Pujols’ enormous influence on the Cardinals can already be seen beyond the two mammoth home runs he’s hit this season off left-handed pitchers. Sunday’s blast helped push the number of pitchers he’s homered off of to 442 — seven shy of Barry Bonds’ all-time record.

Even with his three-run blast momentarily tying the game, Pujols’ best at-bat of the day might have been the walk he drew from Milwaukee star setup man Devin Williams to buoy an eighth-inning rally. After seeing what Pujols did, Paul DeJong and pinch-hitter Corey Dickerson similarly worked Williams deep into the count and drew walks that allowed St. Louis to pull within one run.

Now a designated hitter with extra time in the dugout, Pujols is constantly working with his teammates to make sure they are following the game and studying its tendencies. That’s a trick Pujols said he learned early in his career when he broke into the Majors in 2001, crafting 10 straight seasons of hitting .300 with at least 30 home runs and 100 RBIs.

“You don’t have your success just because of talent,” Pujols said. “There’s a lot of work you have to put into it, studying the game, seeing how the game goes and not just sitting on the bench and chitter-chatting.

“You never know when your chance is going to come and my job is to make sure that these guys are ready to go. Maybe there’s a chance or a situation where a guy will go out there and we need a big hit, but if he’s not focused on what is happening for seven or eight innings, he’s not going to be ready for that at-bat. That’s something I learned early in my career, I had success with it and I’m just having a good time with these guys. I’m glad they are open to [asking] questions and [being receptive to] what I have to say.”

DeJong, whose six-pitch walk in the eighth loaded the bases, marvels at how Pujols lays a foundation for his success with his constant study.

“He is so confident in his approach and his zone and attacking his zone, that he doesn’t even flinch at balls out of the zone,” DeJong said. “I knew after the first inning when he struck out with the bases loaded, he was going to do something great after that, because he’s never satisfied. His mentality about the game and the way he sees it is special.”

What’s also special about Pujols is his willingness to adapt his stance and swing path over the past 22 years. Unlike early in his career when Pujols hit from a crouching stance with a wide leg base, he now lifts his front leg to create lower-body momentum.
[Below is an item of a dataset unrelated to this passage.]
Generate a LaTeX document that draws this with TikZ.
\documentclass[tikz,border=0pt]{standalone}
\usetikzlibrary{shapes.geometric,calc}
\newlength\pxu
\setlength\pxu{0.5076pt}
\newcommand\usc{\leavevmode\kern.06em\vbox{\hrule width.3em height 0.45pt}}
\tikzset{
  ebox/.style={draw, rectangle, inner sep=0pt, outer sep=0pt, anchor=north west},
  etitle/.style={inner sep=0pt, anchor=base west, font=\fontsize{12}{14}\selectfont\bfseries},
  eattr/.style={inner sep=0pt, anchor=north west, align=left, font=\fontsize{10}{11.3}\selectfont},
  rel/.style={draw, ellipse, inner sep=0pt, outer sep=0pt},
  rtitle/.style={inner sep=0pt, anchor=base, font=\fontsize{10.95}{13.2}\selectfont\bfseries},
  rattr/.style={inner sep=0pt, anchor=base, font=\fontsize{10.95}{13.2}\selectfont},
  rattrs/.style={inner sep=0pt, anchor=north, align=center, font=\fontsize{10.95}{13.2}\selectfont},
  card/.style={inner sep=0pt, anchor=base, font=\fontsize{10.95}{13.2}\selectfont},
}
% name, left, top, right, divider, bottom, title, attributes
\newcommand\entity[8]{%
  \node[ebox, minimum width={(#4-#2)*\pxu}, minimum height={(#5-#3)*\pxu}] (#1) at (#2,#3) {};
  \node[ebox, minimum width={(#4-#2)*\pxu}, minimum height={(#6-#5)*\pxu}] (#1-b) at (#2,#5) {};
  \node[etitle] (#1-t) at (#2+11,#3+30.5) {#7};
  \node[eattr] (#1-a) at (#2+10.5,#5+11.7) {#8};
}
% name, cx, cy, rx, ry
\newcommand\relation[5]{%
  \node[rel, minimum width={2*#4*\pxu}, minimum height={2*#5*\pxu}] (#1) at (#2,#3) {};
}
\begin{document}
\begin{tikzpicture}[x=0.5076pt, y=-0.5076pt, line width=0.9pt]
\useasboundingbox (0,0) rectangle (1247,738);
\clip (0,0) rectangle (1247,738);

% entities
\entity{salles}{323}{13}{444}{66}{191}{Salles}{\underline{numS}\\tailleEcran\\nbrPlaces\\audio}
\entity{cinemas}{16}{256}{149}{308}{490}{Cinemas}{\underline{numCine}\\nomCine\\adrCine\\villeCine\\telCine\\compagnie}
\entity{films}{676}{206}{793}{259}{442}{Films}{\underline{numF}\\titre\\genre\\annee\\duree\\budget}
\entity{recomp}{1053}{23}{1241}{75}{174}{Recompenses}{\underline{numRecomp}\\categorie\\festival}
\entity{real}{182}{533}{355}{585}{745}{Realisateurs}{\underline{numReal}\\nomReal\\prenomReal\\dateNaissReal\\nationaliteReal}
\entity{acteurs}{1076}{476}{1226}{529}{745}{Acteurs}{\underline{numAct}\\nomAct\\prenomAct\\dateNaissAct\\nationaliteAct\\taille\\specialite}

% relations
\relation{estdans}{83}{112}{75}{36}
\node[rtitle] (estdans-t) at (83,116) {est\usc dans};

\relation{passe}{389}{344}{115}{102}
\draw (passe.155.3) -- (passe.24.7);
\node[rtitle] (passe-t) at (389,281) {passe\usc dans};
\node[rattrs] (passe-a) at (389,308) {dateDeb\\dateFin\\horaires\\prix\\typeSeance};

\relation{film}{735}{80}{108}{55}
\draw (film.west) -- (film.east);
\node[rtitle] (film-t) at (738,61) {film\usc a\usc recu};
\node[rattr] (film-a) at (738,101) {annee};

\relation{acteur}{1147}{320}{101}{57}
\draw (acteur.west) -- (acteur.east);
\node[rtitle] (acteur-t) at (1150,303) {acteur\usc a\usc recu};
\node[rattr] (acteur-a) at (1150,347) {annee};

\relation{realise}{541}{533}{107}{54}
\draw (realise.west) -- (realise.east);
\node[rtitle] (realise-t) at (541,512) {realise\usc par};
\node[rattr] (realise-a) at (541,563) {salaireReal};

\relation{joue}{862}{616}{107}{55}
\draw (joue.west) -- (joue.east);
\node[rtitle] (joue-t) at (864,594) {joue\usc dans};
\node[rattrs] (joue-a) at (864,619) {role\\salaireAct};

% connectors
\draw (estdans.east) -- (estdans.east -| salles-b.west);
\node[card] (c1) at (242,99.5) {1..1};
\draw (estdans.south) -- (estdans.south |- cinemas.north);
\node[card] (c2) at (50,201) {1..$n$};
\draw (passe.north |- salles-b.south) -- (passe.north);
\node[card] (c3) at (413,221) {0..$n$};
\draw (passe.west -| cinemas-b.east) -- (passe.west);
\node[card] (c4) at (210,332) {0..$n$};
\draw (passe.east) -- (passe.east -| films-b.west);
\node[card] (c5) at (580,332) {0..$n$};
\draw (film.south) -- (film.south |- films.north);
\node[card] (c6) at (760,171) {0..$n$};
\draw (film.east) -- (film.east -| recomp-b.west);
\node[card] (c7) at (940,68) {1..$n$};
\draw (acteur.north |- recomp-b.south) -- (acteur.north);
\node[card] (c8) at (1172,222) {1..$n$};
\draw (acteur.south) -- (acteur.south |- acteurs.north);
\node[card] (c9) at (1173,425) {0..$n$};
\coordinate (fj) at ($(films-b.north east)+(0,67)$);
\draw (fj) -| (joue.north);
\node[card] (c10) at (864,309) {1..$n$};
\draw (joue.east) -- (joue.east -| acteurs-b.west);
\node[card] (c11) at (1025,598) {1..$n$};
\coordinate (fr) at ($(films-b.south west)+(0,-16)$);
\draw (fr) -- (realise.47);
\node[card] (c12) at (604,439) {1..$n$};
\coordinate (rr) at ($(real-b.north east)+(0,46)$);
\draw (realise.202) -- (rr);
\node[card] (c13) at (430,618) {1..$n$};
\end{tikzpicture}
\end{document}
The leg kick, Pujols said, was a product of the knee and foot injuries he experienced years ago. Now, through hours of cage and video work, Pujols has figured out how to totally reinvent his swing. And, as evidenced by Sunday’s smash, it’s a swing that still packs quite a punch.

“With the load I’m putting on my lower half now, it’s hard to mimic a swing from 21 years ago,” Pujols said. “I have to use what I have now and put that into my work. I’ve learned over the last two to three years to adjust to what I have now, and just go with it.”